MP Liam Byrne made the call in the House of Commons on Thursday, after former Wilko chair Lisa Wilkinson was grilled by the committee earlier in the week over the retail chain’s collapse.
“On Tuesday we finally had answers from Lisa Wilkinson about the mistakes that led to the collapse of that much-loved firm,” said Byrne.
“But Miss Wilkinson was not able to answer why 70% of the profits in the last four years were paid out in dividends to family trusts while the deficit in the pension fund mounted to £50m.
“Will the secretary of estate ensure regulators explore every option to claw back those dividends so Wilko pensioners are not short-changed?”
Wilkinson had told the committee that from 2017 dividends had been paid into Amalgamated Holdings Wilkinson Ltd, which invested in startup businesses. She said AHWL’s shareholders were “a series of family trusts”.

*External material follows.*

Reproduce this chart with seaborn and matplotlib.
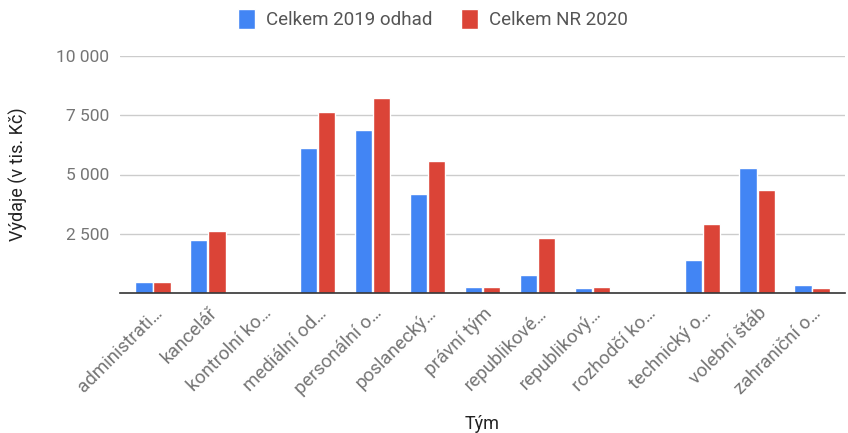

She said there were no resources in AHWL which could be used to plug the Wilko pension hole because “they are tied up in other things and my understanding is, as a director of AHWL, I have legal obligations to act in the best interest of AHWL, having taken into account its stakeholders”.
She said the assets of AHWL would also not be sufficient to plug the pension hole, and were visible on Companies House.
Responding to Byrne, business minister Kevin Hollinrake, said: “The Insolvency Service is looking at this, is looking at the director’s conduct report from PwC, the administrators.
“It has been clear in that report so far they have no evidence of director misconduct but there is further work ongoing.
“Insolvency services are due to meet the administrators PwC in January and we’ll look at that situation as it unfolds.”